This case arose out of a property development business conducted through a group of companies. The Court said Marc Clancy and Terence So had been in the business of subdividing land since 2015 through entities known as the Golden Gate Property Group. Mr Clancy was said to be responsible for development and Mr So for financing. One of the key projects was the Carver’s Reach residential subdivision at Park Ridge in Queensland.
The Court summarised the pleaded case that financing came from external lenders, mainly Makro Finance Pty Ltd, and also from Ultimate Investment Portfolio Pty Ltd, a company controlled by the So side. Ultimate allegedly advanced money to GGPG, the principal development entity, through a series of unsecured and undocumented loans. By October 2019, the advances were said to total millions of dollars, but the amount actually owing was disputed.

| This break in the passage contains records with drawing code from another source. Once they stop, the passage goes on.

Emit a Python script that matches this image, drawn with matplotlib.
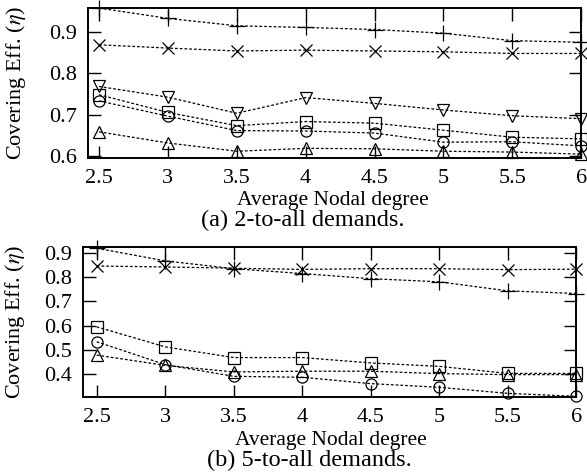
import matplotlib
matplotlib.use("Agg")
import matplotlib.pyplot as plt

plt.rcParams["font.family"] = ["Liberation Serif", "DejaVu Serif"]
plt.rcParams["mathtext.fontset"] = "stix"

# average nodal degree
degree = [2.5, 3, 3.5, 4, 4.5, 5, 5.5, 6]

# (a) 2-to-all demands
a_plus = [0.958, 0.933, 0.915, 0.911, 0.906, 0.897, 0.879, 0.875]
a_cross = [0.869, 0.861, 0.854, 0.856, 0.854, 0.852, 0.848, 0.848]
a_tridown = [0.768, 0.742, 0.703, 0.741, 0.727, 0.711, 0.697, 0.690]
a_square = [0.748, 0.705, 0.673, 0.683, 0.679, 0.662, 0.645, 0.641]
a_circle = [0.733, 0.696, 0.661, 0.660, 0.655, 0.633, 0.634, 0.624]
a_triup = [0.658, 0.631, 0.611, 0.618, 0.617, 0.611, 0.609, 0.604]

# (b) 5-to-all demands
b_plus = [0.918, 0.866, 0.834, 0.814, 0.793, 0.780, 0.743, 0.732]
b_cross = [0.845, 0.841, 0.836, 0.831, 0.834, 0.834, 0.830, 0.832]
b_square = [0.595, 0.513, 0.469, 0.469, 0.447, 0.433, 0.404, 0.404]
b_circle = [0.534, 0.440, 0.392, 0.388, 0.362, 0.347, 0.322, 0.310]
b_triup = [0.479, 0.437, 0.410, 0.413, 0.413, 0.403, 0.399, 0.399]

XTICKS = [2.5, 3, 3.5, 4, 4.5, 5, 5.5, 6]
XTICKLABELS = ["2.5", "3", "3.5", "4", "4.5", "5", "5.5", "6"]

LS = (0, (2.2, 1.6))
FS = 16
W, H = 587, 474


def draw(ax, series, ylab_x):
    for vals, marker, ms in series:
        ax.plot(degree, vals, linestyle=LS, color="black", linewidth=0.9,
                marker=marker, markersize=ms, markerfacecolor="none",
                markeredgecolor="black", markeredgewidth=0.9, clip_on=False)
    ax.set_xticks(XTICKS)
    ax.set_xticklabels(XTICKLABELS)
    ax.tick_params(direction="in", length=9, width=1.0, top=True, right=True,
                   labelsize=FS, pad=8)
    ax.tick_params(axis="x", pad=8)
    for s in ax.spines.values():
        s.set_linewidth(1.4)
    ax.set_ylabel(r"Covering Eff. ($\eta$)", fontsize=FS)
    ax.yaxis.set_label_coords(ylab_x, 0.5)


fig = plt.figure(figsize=(W / 100, H / 100), dpi=100)

ax1 = fig.add_axes([0.150, 0.667, 0.840, 0.316])
draw(ax1, [(a_plus, "+", 11), (a_cross, "x", 8), (a_tridown, "v", 8),
           (a_square, "s", 8), (a_circle, "o", 8), (a_triup, "^", 8)], -0.122)
ax1.set_xlim(2.42, 6.0)
ax1.set_ylim(0.595, 0.958)
ax1.set_yticks([0.6, 0.7, 0.8, 0.9])
ax1.set_yticklabels(["0.6", "0.7", "0.8", "0.9"])
fig.text(333 / W, 1 - 205 / H, "Average Nodal degree", ha="center", va="baseline", fontsize=15.5)
fig.text(303 / W, 1 - 226 / H, "(a) 2-to-all demands.", ha="center", va="baseline", fontsize=17.5)

ax2 = fig.add_axes([0.1414, 0.1624, 0.840, 0.316])
draw(ax2, [(b_plus, "+", 11), (b_cross, "x", 8), (b_square, "s", 8),
           (b_circle, "o", 8), (b_triup, "^", 8)], -0.114)
ax2.set_xlim(2.4, 6.0)
ax2.set_ylim(0.307, 0.922)
ax2.set_yticks([0.4, 0.5, 0.6, 0.7, 0.8, 0.9])
ax2.set_yticklabels(["0.4", "0.5", "0.6", "0.7", "0.8", "0.9"])
fig.text(331 / W, 1 - 445 / H, "Average Nodal degree", ha="center", va="baseline", fontsize=15.5)
fig.text(309 / W, 1 - 466 / H, "(b) 5-to-all demands.", ha="center", va="baseline", fontsize=17.5)

fig.savefig("out.png", dpi=100)
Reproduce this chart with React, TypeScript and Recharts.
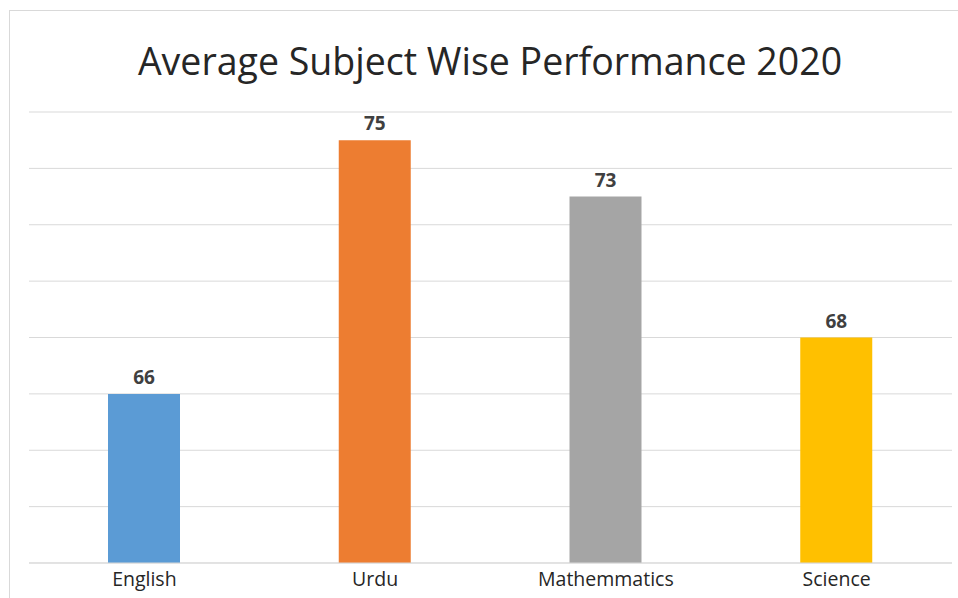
import { BarChart, Bar, XAxis, YAxis, CartesianGrid, Cell, LabelList } from "recharts";

const subjects = ["English", "Urdu", "Mathemmatics", "Science"];
const scores = [66, 75, 73, 68];
const colors = ["#5B9BD5", "#ED7D31", "#A5A5A5", "#FFC000"];
const yTicks = [60, 62, 64, 66, 68, 70, 72, 74, 76];

const data = subjects.map((name, i) => ({ name, score: scores[i] }));

export default function App() {
  return (
    <div style={{ position: "absolute", left: 0, top: 0, width: 958, height: 598, overflow: "hidden", background: "#fff", fontFamily: "'Open Sans', sans-serif" }}>
      <div style={{ position: "absolute", left: 9, top: 10, width: 970, height: 620, border: "1px solid #d9d9d9" }} />
      <div style={{ position: "absolute", left: 0, top: 35, width: 980, textAlign: "center", fontSize: 37.5, color: "#262626" }}>
        Average Subject Wise Performance 2020
      </div>
      <div style={{ position: "absolute", left: 0, top: 0 }}>
        <BarChart width={958} height={598} data={data} margin={{ top: 112, right: 6, bottom: 0, left: 29 }}>
          <CartesianGrid vertical={false} stroke="#d9d9d9" />
          <YAxis hide domain={[60, 76]} ticks={yTicks} />
          <XAxis
            dataKey="name"
            height={35}
            tickLine={false}
            axisLine={{ stroke: "#d9d9d9" }}
            tick={{ fill: "#262626", fontSize: 19.5 }}
            tickMargin={3}
          />
          <Bar dataKey="score" barSize={72} isAnimationActive={false}>
            {data.map((d, i) => (
              <Cell key={d.name} fill={colors[i]} />
            ))}
            <LabelList dataKey="score" position="top" offset={10} fill="#404040" fontSize={19} fontWeight="bold" />
          </Bar>
        </BarChart>
      </div>
    </div>
  );
}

The applicants alleged that by late 2019 the project entities were dependent on continued funding and could not quickly repay the amount Ultimate claimed was due. They said that in this context Mr So sought to have the project entities enter into a formal written loan and security package in favour of Ultimate. On 29 November 2019, the relevant entities executed a loan deed, guarantees and indemnities, a general security deed and mortgages over the development land.
The pleaded allegations were that the recorded initial amount owing of $7,011,718 was wrong or significantly overstated, that the terms were adverse to the project entities, and that Mr So was acting in conflict because he was both a director of the borrower-side entities and connected to the lender-side company. The applicants also alleged that in December 2021 Mr So caused immediate repayment demands to be issued for more than $10.8 million and then, three business days later, caused a receiver and manager to be appointed under the security documents. The project land was later sold during the receivership.